I like your thinking!!! Nice way to turn around the negativity that these topics attract.
I'm happy to talk about it all the time as it's what my world has revolved around forever. lol My eldest "baby" is 21 years old and my youngest is 14 months. I've been on the mama train my entire adult life.
One thing that I think people should keep in mind on these forums, tho', is that this is the internet therefore not everything posted is the gospel truth at all times. This site is a great resource for information but just because someone says that something "works" doesn't mean it would necessarily meet another's definition of "working". Mothers are notoriously insecure and it's easier to justify our choices and say they're successful than to reexamine them and maybe admit we were wrong.

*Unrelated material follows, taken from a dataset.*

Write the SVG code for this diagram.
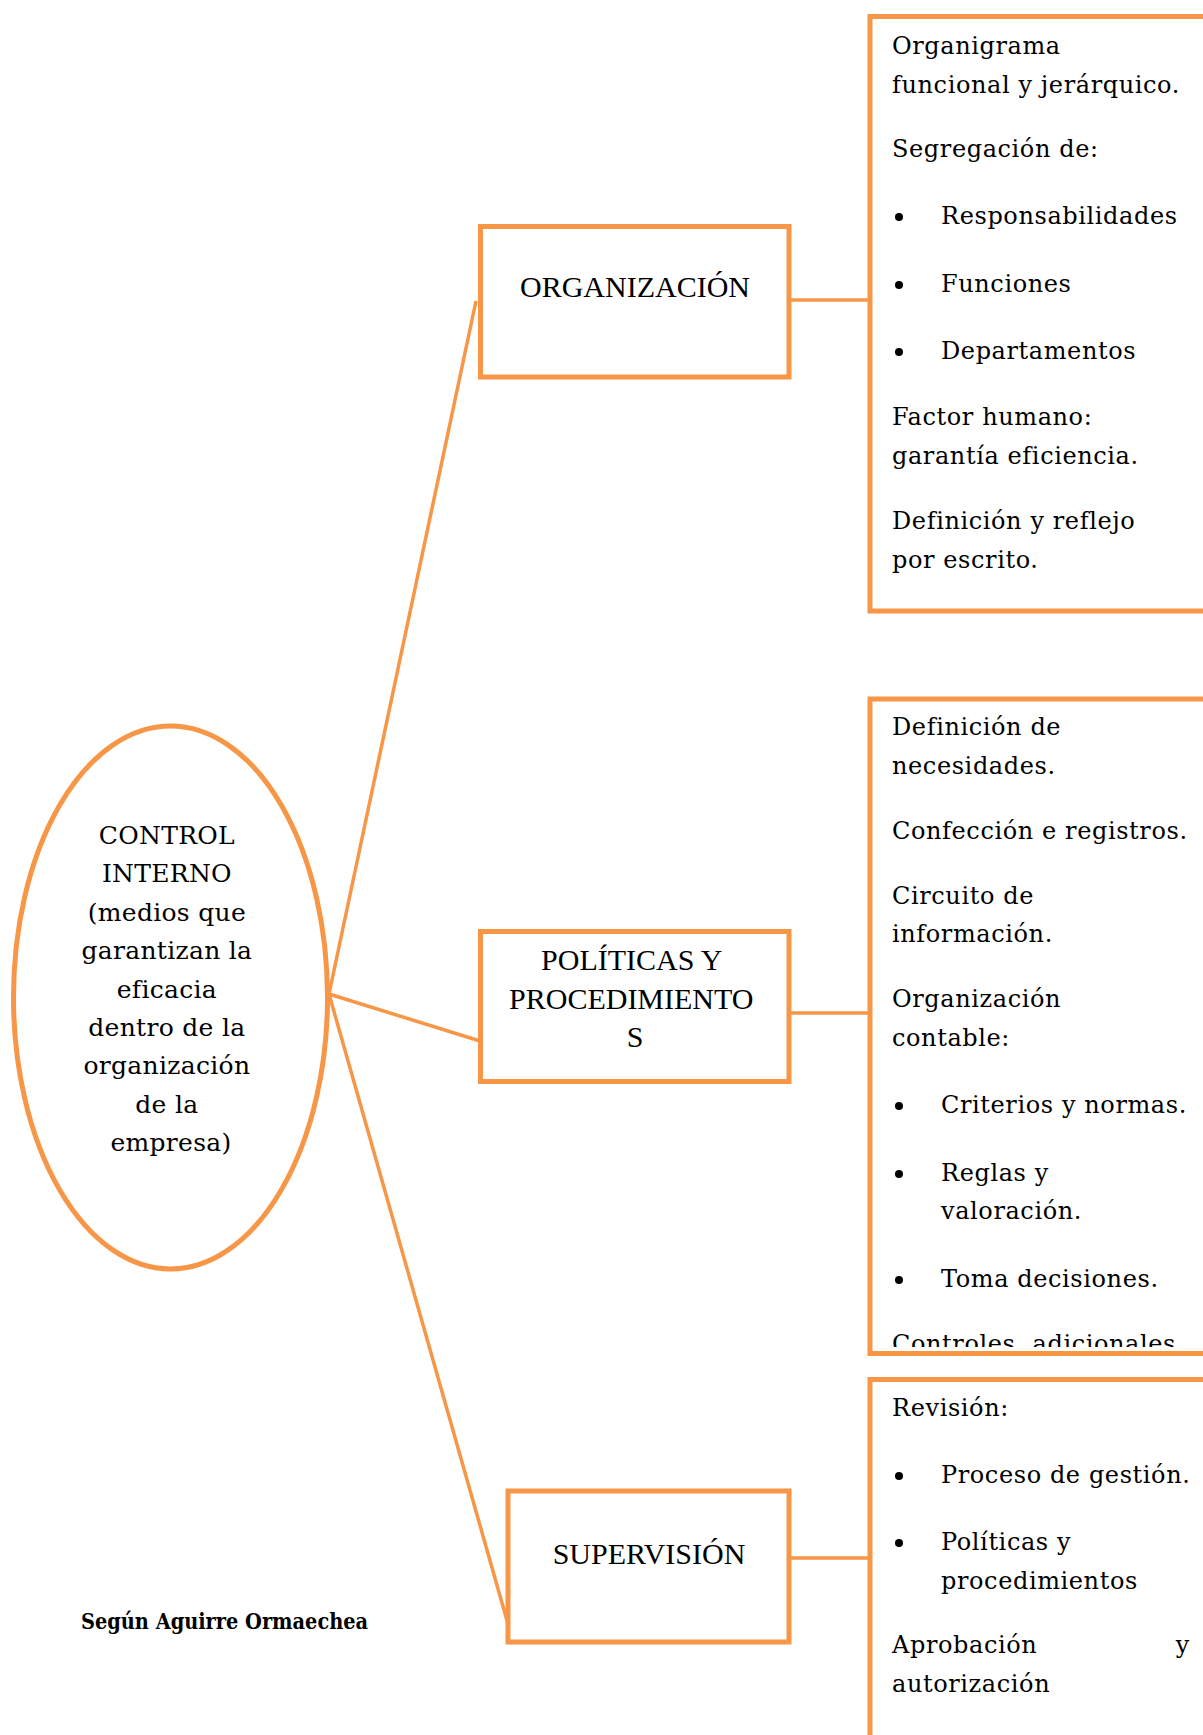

yes! i think i've learned from some of the gals (and ok, maybe a guy or two lol) around here and by NO MEANS am i close to knowing enough about parenting! as long as it stays in the "discussion" category and stays out of the "argument" category... that's when things get sticky. but there have been plenty of times i've wondered about something, came here to the stir and found another mom in the same boat.
so thanks, guys! we might not always agree, but i keep learning things from y'all! :)
It's when we STOP talking that we get into trouble. I agree that the more we share, the more we learn!
This s a great post, April, and so true. The only parents I can't stand are the ones who are too rigid to maybe acknowledge other people might be right.